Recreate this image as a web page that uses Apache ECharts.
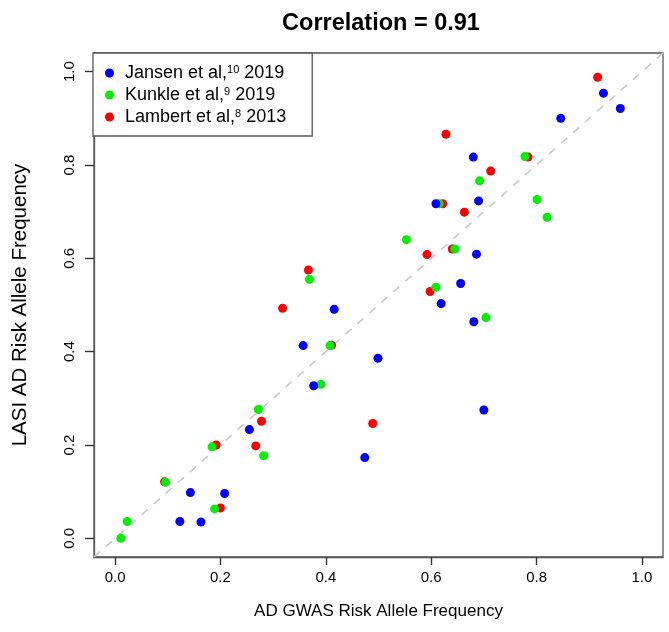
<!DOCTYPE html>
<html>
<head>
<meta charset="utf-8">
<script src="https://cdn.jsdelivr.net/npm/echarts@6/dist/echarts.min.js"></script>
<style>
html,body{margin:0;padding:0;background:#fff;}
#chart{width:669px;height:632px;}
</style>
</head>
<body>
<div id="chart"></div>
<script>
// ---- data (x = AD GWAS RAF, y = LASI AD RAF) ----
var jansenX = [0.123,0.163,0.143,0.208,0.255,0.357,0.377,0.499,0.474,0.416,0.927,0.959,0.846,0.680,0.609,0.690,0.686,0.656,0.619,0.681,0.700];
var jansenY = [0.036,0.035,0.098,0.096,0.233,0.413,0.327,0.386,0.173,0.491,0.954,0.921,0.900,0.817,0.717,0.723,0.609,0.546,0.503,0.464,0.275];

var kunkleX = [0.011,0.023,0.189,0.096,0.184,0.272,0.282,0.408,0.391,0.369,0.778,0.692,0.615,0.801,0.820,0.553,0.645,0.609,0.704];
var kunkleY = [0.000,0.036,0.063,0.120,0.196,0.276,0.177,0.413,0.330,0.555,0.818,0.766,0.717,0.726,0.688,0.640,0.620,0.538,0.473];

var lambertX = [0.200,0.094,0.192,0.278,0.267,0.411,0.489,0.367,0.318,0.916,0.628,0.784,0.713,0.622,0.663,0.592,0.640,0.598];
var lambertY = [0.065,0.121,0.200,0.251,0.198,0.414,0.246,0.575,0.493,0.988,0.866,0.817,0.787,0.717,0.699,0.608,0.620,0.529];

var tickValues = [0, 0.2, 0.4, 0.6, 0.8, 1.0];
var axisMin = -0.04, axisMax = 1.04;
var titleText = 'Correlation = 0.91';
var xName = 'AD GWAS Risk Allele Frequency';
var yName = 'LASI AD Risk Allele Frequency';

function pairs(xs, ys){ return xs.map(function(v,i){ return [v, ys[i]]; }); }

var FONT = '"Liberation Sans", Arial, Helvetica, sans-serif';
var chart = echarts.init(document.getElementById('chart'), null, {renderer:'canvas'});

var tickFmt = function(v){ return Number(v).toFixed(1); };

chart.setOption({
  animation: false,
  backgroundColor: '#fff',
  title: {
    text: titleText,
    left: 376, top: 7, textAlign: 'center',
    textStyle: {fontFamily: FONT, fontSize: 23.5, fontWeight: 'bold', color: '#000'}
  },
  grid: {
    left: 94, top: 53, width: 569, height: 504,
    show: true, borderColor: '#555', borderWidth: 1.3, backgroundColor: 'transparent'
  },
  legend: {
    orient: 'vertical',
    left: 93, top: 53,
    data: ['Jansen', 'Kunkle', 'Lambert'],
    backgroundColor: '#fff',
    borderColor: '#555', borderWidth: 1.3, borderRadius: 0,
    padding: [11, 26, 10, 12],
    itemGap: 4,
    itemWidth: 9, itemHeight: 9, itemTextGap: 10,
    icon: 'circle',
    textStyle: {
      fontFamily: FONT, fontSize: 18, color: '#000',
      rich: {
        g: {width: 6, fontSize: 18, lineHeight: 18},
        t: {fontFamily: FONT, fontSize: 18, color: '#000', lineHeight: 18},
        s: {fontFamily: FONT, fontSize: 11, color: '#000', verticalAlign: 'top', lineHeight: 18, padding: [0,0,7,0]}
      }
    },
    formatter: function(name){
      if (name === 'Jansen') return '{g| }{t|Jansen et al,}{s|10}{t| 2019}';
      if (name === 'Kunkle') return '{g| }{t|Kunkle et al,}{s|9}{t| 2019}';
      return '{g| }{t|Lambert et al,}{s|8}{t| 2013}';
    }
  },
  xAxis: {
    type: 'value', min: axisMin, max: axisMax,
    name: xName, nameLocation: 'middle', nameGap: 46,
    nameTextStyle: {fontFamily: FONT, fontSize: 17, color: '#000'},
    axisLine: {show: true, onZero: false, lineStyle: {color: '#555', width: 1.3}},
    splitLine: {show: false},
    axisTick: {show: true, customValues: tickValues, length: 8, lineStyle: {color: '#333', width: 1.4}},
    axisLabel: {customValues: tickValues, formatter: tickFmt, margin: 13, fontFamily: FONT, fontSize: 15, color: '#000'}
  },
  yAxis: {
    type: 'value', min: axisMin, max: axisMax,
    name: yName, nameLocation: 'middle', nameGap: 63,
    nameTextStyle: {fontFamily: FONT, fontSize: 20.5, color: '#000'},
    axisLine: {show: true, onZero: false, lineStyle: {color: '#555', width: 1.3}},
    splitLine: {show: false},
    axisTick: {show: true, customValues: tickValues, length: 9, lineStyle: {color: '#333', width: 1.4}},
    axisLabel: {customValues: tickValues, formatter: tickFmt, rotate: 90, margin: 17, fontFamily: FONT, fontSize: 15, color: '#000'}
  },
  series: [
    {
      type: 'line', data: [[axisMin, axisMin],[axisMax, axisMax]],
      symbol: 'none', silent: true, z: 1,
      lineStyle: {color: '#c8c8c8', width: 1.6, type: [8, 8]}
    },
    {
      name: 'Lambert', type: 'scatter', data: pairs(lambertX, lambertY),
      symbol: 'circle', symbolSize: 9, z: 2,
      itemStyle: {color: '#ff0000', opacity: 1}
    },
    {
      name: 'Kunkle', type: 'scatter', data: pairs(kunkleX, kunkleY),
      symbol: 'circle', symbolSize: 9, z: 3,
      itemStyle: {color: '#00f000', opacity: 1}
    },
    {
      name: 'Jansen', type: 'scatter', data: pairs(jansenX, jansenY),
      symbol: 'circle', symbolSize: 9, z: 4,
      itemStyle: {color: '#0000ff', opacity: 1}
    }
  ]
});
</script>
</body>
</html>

> _AIM OF THE TASK_: All of the lines above should be printed exactly, minus the pictures.

> _TASK SOLUTION_:
Recreate this image as a web page that uses Apache ECharts.
<!DOCTYPE html>
<html>
<head>
<meta charset="utf-8">
<script src="https://cdn.jsdelivr.net/npm/echarts@6/dist/echarts.min.js"></script>
<style>
html,body{margin:0;padding:0;background:#fff;}
#chart{width:669px;height:632px;}
</style>
</head>
<body>
<div id="chart"></div>
<script>
// ---- data (x = AD GWAS RAF, y = LASI AD RAF) ----
var jansenX = [0.123,0.163,0.143,0.208,0.255,0.357,0.377,0.499,0.474,0.416,0.927,0.959,0.846,0.680,0.609,0.690,0.686,0.656,0.619,0.681,0.700];
var jansenY = [0.036,0.035,0.098,0.096,0.233,0.413,0.327,0.386,0.173,0.491,0.954,0.921,0.900,0.817,0.717,0.723,0.609,0.546,0.503,0.464,0.275];

var kunkleX = [0.011,0.023,0.189,0.096,0.184,0.272,0.282,0.408,0.391,0.369,0.778,0.692,0.615,0.801,0.820,0.553,0.645,0.609,0.704];
var kunkleY = [0.000,0.036,0.063,0.120,0.196,0.276,0.177,0.413,0.330,0.555,0.818,0.766,0.717,0.726,0.688,0.640,0.620,0.538,0.473];

var lambertX = [0.200,0.094,0.192,0.278,0.267,0.411,0.489,0.367,0.318,0.916,0.628,0.784,0.713,0.622,0.663,0.592,0.640,0.598];
var lambertY = [0.065,0.121,0.200,0.251,0.198,0.414,0.246,0.575,0.493,0.988,0.866,0.817,0.787,0.717,0.699,0.608,0.620,0.529];

var tickValues = [0, 0.2, 0.4, 0.6, 0.8, 1.0];
var axisMin = -0.04, axisMax = 1.04;
var titleText = 'Correlation = 0.91';
var xName = 'AD GWAS Risk Allele Frequency';
var yName = 'LASI AD Risk Allele Frequency';

function pairs(xs, ys){ return xs.map(function(v,i){ return [v, ys[i]]; }); }

var FONT = '"Liberation Sans", Arial, Helvetica, sans-serif';
var chart = echarts.init(document.getElementById('chart'), null, {renderer:'canvas'});

var tickFmt = function(v){ return Number(v).toFixed(1); };

chart.setOption({
  animation: false,
  backgroundColor: '#fff',
  title: {
    text: titleText,
    left: 376, top: 7, textAlign: 'center',
    textStyle: {fontFamily: FONT, fontSize: 23.5, fontWeight: 'bold', color: '#000'}
  },
  grid: {
    left: 94, top: 53, width: 569, height: 504,
    show: true, borderColor: '#555', borderWidth: 1.3, backgroundColor: 'transparent'
  },
  legend: {
    orient: 'vertical',
    left: 93, top: 53,
    data: ['Jansen', 'Kunkle', 'Lambert'],
    backgroundColor: '#fff',
    borderColor: '#555', borderWidth: 1.3, borderRadius: 0,
    padding: [11, 26, 10, 12],
    itemGap: 4,
    itemWidth: 9, itemHeight: 9, itemTextGap: 10,
    icon: 'circle',
    textStyle: {
      fontFamily: FONT, fontSize: 18, color: '#000',
      rich: {
        g: {width: 6, fontSize: 18, lineHeight: 18},
        t: {fontFamily: FONT, fontSize: 18, color: '#000', lineHeight: 18},
        s: {fontFamily: FONT, fontSize: 11, color: '#000', verticalAlign: 'top', lineHeight: 18, padding: [0,0,7,0]}
      }
    },
    formatter: function(name){
      if (name === 'Jansen') return '{g| }{t|Jansen et al,}{s|10}{t| 2019}';
      if (name === 'Kunkle') return '{g| }{t|Kunkle et al,}{s|9}{t| 2019}';
      return '{g| }{t|Lambert et al,}{s|8}{t| 2013}';
    }
  },
  xAxis: {
    type: 'value', min: axisMin, max: axisMax,
    name: xName, nameLocation: 'middle', nameGap: 46,
    nameTextStyle: {fontFamily: FONT, fontSize: 17, color: '#000'},
    axisLine: {show: true, onZero: false, lineStyle: {color: '#555', width: 1.3}},
    splitLine: {show: false},
    axisTick: {show: true, customValues: tickValues, length: 8, lineStyle: {color: '#333', width: 1.4}},
    axisLabel: {customValues: tickValues, formatter: tickFmt, margin: 13, fontFamily: FONT, fontSize: 15, color: '#000'}
  },
  yAxis: {
    type: 'value', min: axisMin, max: axisMax,
    name: yName, nameLocation: 'middle', nameGap: 63,
    nameTextStyle: {fontFamily: FONT, fontSize: 20.5, color: '#000'},
    axisLine: {show: true, onZero: false, lineStyle: {color: '#555', width: 1.3}},
    splitLine: {show: false},
    axisTick: {show: true, customValues: tickValues, length: 9, lineStyle: {color: '#333', width: 1.4}},
    axisLabel: {customValues: tickValues, formatter: tickFmt, rotate: 90, margin: 17, fontFamily: FONT, fontSize: 15, color: '#000'}
  },
  series: [
    {
      type: 'line', data: [[axisMin, axisMin],[axisMax, axisMax]],
      symbol: 'none', silent: true, z: 1,
      lineStyle: {color: '#c8c8c8', width: 1.6, type: [8, 8]}
    },
    {
      name: 'Lambert', type: 'scatter', data: pairs(lambertX, lambertY),
      symbol: 'circle', symbolSize: 9, z: 2,
      itemStyle: {color: '#ff0000', opacity: 1}
    },
    {
      name: 'Kunkle', type: 'scatter', data: pairs(kunkleX, kunkleY),
      symbol: 'circle', symbolSize: 9, z: 3,
      itemStyle: {color: '#00f000', opacity: 1}
    },
    {
      name: 'Jansen', type: 'scatter', data: pairs(jansenX, jansenY),
      symbol: 'circle', symbolSize: 9, z: 4,
      itemStyle: {color: '#0000ff', opacity: 1}
    }
  ]
});
</script>
</body>
</html>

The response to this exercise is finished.